Adán doesn’t work the kids—he works the grown-ups.

 

Lucía is an enormous help, with her pedigree and old-school style. She takes him to a good tailor, buys him conservative, expensive business suits and understated clothes. (Adán tries, but fails, to make Raúl undergo the same transformation. If anything, his brother becomes more flamboyant, adding to his Sinaloan narco-cowboy wardrobe, for instance, a full-length mink coat.) She takes him to the private power clubs, to the French restaurants in the Río district, to the private parties at the private homes in the Hipódromo, Chapultepec and Río neighborhoods.

 

And they go to church, of course. They’re at Mass every Sunday morning. They leave large checks in the collection plate, make large contributions to the building fund, the orphans’ fund, the fund for aged priests. They have Father Rivera to the house for dinner, they host backyard barbecues, they serve as godparents for an increasing number of the young couples just starting their families. They’re like any other young upwardly mobile couple in Tijuana—he’s a quiet, serious businessman with first one restaurant, then two, then five; she’s a young businessman’s wife.

 

Lucía goes to the gym, to lunch with the other young wives, to San Diego to shop at Fashion Valley and Horton Plaza. She understands this as her duty to her husband’s business, but limits it to her duty. The other wives understand—poor Lucía must spend time with the poor child, she wants to be home, she is devoted to the Church.

 

She’s a godmother now to half a dozen babies. It hurts her—she feels that she’s doomed to stand with a stricken smile on her face, holding someone else’s healthy child by the baptismal font.

 

Adán, when he’s not at home, can be found in his office or in the back of one of his restaurants, sipping coffee and doing the numbers on a yellow manuscript pad. If you didn’t know what business he was really in, you would never guess it. He looks like a young accountant, a numbers-cruncher. If you couldn’t see the actual figures scratched in pencil on the manuscript pad, you would never think that they are calculations of x kilos of cocaine times the delivery fee from the Colombians, minus the transport costs, the protection costs, the employee wages and other overhead, Güero’s 10 percent cut, Tío’s ten points. There are more prosaic calculations as to the cost of beef tenderloin, linen napkins, cleaning supplies and the like for the five restaurants he now owns, but most of his time is taken up with the more complicated accounting of moving tons of Colombian cocaine as well as Güero’s sinsemilla, and a small bit of heroin just to keep their hand in the market.

 

He rarely, if ever, sees the actual drugs, the suppliers or the customers. Adán just handles the money—charging it, counting it, cleaning it.

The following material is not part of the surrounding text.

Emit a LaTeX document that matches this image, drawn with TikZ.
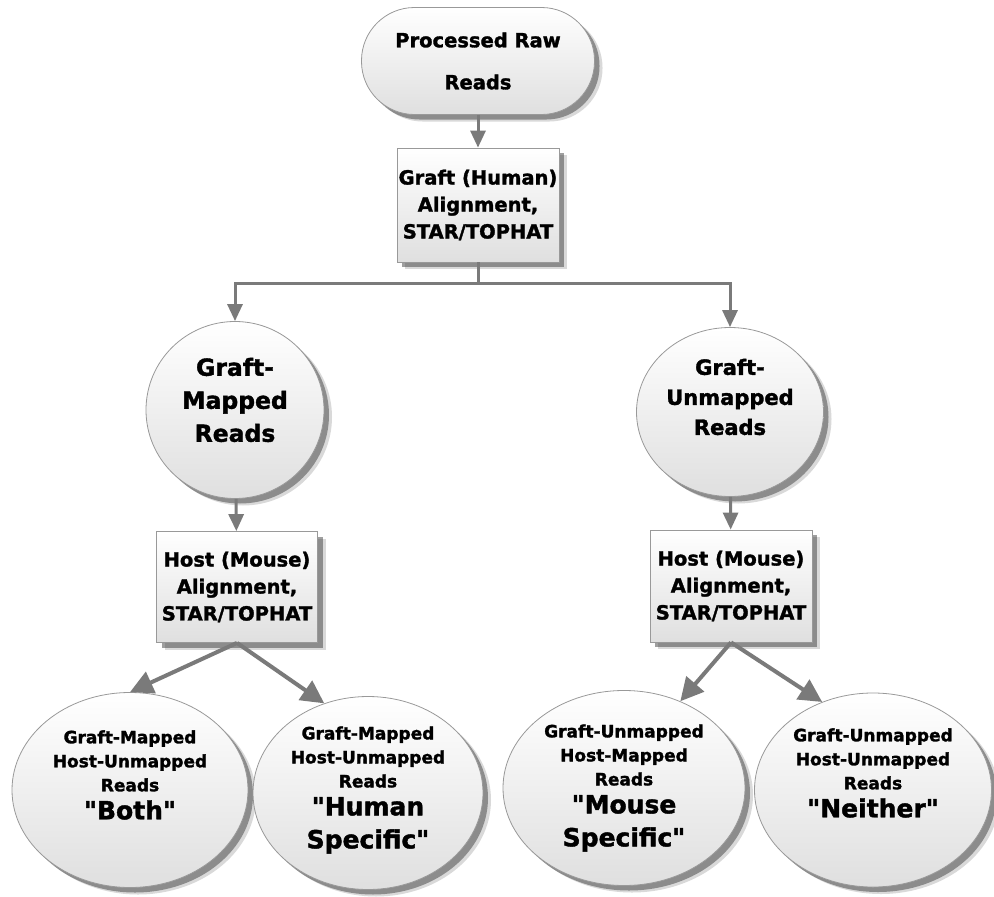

But not collecting it—that’s Raúl’s business.

 

Raúl handles his business.

 

Take the case of the two money mules who take $200K of Barrera cash, drive it across the border and keep driving toward Monterrey instead of Tijuana. But Mexican highways can be long, and sure enough, these two pendejos get picked up near Chihuahua by the MJFP, who hold them long enough for Raúl to get there.

 

Raúl is not pleased.

 

He has one mule’s hands stretched across a paper cutter, then asks him, “Didn’t your mother ever teach you to keep your hands to yourself?”

 

“Yes!” the mule screams. His eyes are bulging out of his head.

 

“You should have listened to her,” Raúl says. Then he leans all his weight on top of the blade, which crunches through the mule’s wrists. The cops rush the guy to the hospital because Raúl has been quite clear that he wants the handless man alive and walking around as a human message board.

 

The other errant mule does make it to Monterrey, but he’s chained and gagged in the trunk of a car that Raúl drives to a vacant lot, douses with gasoline and sets on fire. Then Raúl drives the cash to Tijuana himself, has lunch with Adán and goes to a soccer match.